Scan the records and identify every line in which the string "that" occurs, then return those lines.

** start Exercise inputs **

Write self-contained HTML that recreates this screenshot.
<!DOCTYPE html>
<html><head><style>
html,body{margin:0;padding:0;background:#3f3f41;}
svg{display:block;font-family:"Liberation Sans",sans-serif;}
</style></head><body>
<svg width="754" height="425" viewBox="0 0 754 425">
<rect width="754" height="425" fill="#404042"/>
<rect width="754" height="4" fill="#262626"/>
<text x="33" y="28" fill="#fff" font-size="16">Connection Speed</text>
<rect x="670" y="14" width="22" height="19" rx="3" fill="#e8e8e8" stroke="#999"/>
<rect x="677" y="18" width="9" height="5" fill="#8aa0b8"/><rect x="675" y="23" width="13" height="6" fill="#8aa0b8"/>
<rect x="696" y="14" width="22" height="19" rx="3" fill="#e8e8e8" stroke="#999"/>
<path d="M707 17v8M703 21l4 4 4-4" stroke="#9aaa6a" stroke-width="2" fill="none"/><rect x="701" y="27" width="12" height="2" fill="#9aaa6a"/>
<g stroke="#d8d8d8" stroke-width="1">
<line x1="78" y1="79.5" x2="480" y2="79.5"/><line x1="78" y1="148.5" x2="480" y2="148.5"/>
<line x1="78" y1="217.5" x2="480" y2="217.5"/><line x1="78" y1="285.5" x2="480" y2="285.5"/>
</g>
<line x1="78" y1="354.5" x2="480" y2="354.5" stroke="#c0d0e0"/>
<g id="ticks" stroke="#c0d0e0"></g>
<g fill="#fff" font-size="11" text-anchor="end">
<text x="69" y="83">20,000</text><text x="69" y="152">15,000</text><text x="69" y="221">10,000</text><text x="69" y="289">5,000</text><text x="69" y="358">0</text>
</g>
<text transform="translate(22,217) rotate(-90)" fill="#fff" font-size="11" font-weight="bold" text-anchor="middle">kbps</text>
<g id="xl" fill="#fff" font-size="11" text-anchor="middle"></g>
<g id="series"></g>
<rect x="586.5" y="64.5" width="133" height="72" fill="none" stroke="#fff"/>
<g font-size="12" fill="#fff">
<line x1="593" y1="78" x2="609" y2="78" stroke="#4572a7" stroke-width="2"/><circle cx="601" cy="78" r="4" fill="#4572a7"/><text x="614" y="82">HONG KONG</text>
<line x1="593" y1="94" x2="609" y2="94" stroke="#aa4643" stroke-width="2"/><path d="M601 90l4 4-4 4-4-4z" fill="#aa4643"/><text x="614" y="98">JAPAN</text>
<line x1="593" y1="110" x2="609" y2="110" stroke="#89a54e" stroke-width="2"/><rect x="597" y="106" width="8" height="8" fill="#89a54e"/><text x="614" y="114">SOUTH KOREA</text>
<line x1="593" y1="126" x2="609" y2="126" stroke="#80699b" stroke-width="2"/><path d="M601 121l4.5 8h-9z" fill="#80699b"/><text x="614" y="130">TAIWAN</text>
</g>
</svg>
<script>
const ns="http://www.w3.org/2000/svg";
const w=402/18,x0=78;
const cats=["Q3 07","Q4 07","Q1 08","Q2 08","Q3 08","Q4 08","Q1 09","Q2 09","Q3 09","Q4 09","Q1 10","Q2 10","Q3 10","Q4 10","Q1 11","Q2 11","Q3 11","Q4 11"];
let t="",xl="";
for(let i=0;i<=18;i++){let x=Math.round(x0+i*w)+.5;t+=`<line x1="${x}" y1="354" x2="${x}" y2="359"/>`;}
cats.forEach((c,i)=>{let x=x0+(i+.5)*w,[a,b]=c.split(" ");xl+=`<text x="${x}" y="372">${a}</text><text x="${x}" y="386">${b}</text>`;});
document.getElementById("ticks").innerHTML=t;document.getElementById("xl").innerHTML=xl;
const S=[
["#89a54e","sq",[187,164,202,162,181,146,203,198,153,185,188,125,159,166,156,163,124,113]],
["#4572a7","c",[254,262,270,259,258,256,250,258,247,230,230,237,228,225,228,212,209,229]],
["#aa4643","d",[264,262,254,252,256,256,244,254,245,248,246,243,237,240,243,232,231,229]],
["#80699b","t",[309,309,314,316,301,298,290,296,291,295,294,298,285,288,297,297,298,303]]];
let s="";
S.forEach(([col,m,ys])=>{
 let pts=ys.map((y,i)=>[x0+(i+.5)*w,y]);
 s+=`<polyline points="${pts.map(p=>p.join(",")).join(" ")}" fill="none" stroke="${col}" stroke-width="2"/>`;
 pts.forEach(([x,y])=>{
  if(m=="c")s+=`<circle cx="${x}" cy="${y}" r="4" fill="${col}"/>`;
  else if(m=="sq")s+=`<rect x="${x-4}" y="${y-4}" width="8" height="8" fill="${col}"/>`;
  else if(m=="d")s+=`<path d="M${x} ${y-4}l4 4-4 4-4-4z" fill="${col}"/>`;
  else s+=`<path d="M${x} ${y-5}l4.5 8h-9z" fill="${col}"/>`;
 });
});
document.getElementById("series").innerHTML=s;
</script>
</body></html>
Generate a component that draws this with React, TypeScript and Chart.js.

** end Exercise inputs **

Full response:
Write self-contained HTML that recreates this screenshot.
Generate a component that draws this with React, TypeScript and Chart.js.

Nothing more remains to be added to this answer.